▶ **THE PROBLEM**
Search the data for the string "chart" and extract every line where it appears.
===== RECORD SET
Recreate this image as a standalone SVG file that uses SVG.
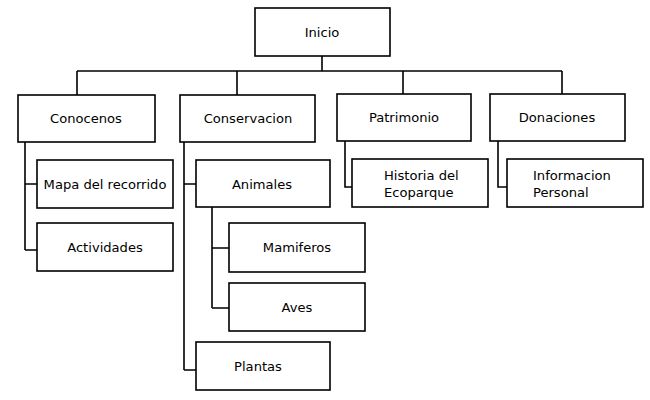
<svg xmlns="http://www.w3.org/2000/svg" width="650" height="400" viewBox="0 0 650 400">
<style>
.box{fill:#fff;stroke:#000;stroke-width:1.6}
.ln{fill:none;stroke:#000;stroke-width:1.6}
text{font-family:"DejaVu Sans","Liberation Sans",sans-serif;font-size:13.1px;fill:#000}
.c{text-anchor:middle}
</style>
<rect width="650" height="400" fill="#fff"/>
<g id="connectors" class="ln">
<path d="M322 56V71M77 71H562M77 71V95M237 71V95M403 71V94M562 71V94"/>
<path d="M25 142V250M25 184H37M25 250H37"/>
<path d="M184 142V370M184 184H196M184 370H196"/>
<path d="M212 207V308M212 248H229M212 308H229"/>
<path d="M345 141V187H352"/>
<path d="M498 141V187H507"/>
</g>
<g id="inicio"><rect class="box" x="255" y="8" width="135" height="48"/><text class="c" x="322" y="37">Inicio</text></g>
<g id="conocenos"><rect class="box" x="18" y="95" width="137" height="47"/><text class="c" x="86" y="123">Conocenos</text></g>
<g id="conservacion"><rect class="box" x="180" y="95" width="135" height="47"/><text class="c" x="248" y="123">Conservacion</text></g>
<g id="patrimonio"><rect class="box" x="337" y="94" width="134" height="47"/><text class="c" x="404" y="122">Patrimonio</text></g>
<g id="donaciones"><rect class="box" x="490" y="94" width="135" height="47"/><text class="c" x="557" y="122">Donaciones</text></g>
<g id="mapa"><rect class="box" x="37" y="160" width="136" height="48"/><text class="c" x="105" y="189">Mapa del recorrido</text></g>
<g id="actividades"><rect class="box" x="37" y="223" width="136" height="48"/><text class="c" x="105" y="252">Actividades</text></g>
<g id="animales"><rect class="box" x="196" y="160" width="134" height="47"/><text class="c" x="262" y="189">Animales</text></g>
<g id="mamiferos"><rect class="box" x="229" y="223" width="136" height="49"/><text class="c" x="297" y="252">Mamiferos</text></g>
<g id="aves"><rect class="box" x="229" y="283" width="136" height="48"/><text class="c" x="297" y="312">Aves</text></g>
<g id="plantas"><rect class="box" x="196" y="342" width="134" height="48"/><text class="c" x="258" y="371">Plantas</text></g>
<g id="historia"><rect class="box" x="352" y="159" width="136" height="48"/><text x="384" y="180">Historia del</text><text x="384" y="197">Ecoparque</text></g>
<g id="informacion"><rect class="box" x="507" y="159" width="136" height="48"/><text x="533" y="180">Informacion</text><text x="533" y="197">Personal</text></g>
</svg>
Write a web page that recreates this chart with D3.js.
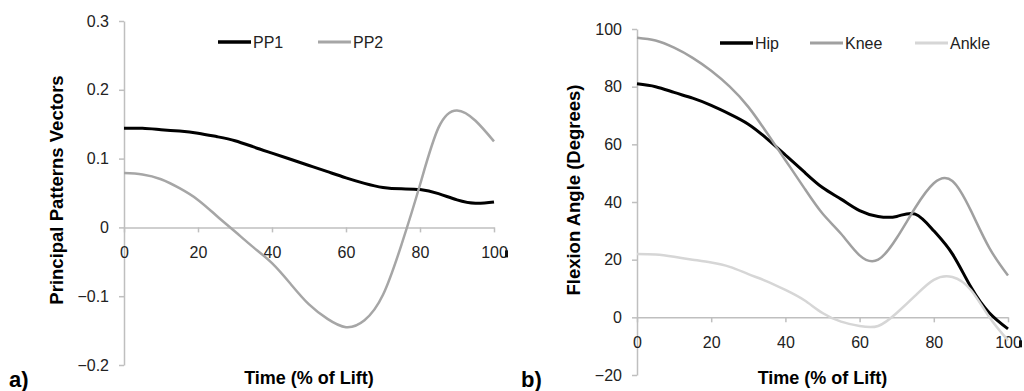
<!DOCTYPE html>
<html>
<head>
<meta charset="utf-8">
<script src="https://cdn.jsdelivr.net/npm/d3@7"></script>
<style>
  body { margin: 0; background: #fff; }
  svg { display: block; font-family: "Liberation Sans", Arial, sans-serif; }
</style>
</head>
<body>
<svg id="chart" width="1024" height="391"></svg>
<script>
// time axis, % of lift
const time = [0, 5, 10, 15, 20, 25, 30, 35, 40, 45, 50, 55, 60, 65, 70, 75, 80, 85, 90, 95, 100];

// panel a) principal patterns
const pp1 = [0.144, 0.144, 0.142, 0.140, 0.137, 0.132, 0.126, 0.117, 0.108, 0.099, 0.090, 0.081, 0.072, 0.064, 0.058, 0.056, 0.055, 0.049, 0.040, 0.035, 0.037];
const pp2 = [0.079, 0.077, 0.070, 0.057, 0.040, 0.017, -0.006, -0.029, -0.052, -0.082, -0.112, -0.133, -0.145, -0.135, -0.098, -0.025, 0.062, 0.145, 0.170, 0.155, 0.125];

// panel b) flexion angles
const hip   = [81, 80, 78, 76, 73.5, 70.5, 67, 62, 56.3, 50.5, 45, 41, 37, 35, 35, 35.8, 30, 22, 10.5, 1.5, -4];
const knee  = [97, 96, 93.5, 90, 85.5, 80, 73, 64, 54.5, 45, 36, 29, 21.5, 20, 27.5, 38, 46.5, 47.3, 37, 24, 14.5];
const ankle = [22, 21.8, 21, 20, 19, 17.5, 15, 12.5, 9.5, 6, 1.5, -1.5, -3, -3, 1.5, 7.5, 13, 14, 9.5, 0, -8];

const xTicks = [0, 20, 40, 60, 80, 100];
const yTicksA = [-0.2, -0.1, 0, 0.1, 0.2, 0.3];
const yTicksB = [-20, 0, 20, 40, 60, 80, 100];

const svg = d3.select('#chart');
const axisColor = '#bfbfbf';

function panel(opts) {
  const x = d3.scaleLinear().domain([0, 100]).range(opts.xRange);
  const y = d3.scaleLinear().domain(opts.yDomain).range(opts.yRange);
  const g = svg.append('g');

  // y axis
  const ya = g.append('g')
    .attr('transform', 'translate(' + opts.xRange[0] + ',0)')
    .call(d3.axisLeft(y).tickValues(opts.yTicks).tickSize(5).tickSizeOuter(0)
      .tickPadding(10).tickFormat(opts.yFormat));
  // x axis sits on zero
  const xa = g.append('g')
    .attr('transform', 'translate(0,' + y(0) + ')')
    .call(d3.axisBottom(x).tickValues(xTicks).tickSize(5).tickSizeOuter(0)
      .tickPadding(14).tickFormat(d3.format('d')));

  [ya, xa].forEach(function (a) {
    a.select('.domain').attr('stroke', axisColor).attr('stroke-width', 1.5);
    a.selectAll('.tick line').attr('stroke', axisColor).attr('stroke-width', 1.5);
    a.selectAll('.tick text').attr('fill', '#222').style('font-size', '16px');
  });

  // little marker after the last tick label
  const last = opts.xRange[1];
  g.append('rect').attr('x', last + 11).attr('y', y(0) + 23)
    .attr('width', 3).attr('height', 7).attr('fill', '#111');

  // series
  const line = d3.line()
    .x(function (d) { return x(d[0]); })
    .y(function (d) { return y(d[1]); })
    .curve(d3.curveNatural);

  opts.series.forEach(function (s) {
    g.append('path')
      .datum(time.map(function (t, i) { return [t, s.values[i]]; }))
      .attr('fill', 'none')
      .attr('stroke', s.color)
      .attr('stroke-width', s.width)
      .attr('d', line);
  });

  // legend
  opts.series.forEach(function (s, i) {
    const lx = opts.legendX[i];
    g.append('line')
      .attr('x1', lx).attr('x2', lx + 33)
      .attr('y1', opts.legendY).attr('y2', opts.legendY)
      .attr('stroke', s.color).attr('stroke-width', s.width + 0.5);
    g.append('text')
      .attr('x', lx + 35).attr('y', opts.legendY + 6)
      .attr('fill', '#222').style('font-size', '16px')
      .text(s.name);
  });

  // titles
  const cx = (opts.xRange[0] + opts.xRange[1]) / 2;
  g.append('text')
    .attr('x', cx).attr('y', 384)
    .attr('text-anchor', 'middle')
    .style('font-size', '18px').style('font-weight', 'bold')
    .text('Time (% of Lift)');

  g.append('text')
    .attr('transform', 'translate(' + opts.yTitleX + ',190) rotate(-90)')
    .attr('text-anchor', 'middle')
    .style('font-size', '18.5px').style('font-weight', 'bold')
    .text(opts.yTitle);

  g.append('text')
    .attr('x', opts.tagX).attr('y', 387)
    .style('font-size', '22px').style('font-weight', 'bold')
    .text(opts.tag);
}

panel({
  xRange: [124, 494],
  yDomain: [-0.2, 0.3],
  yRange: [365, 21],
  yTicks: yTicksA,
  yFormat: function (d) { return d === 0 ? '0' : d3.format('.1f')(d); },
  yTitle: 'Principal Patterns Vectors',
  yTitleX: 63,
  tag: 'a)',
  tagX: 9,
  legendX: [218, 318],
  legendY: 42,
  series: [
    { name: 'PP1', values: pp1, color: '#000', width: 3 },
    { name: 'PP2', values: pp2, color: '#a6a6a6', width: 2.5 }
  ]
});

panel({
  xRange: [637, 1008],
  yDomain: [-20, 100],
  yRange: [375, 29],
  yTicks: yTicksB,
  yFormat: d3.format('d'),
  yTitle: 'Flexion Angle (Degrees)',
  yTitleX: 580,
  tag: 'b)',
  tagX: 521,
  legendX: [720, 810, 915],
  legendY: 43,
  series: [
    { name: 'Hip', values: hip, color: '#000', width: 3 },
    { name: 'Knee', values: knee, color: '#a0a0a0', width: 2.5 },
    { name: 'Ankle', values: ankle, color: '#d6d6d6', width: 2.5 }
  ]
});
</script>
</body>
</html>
==========
▶ **WRITTEN RESPONSE**
Write a web page that recreates this chart with D3.js.
<svg id="chart" width="1024" height="391"></svg>
const svg = d3.select('#chart');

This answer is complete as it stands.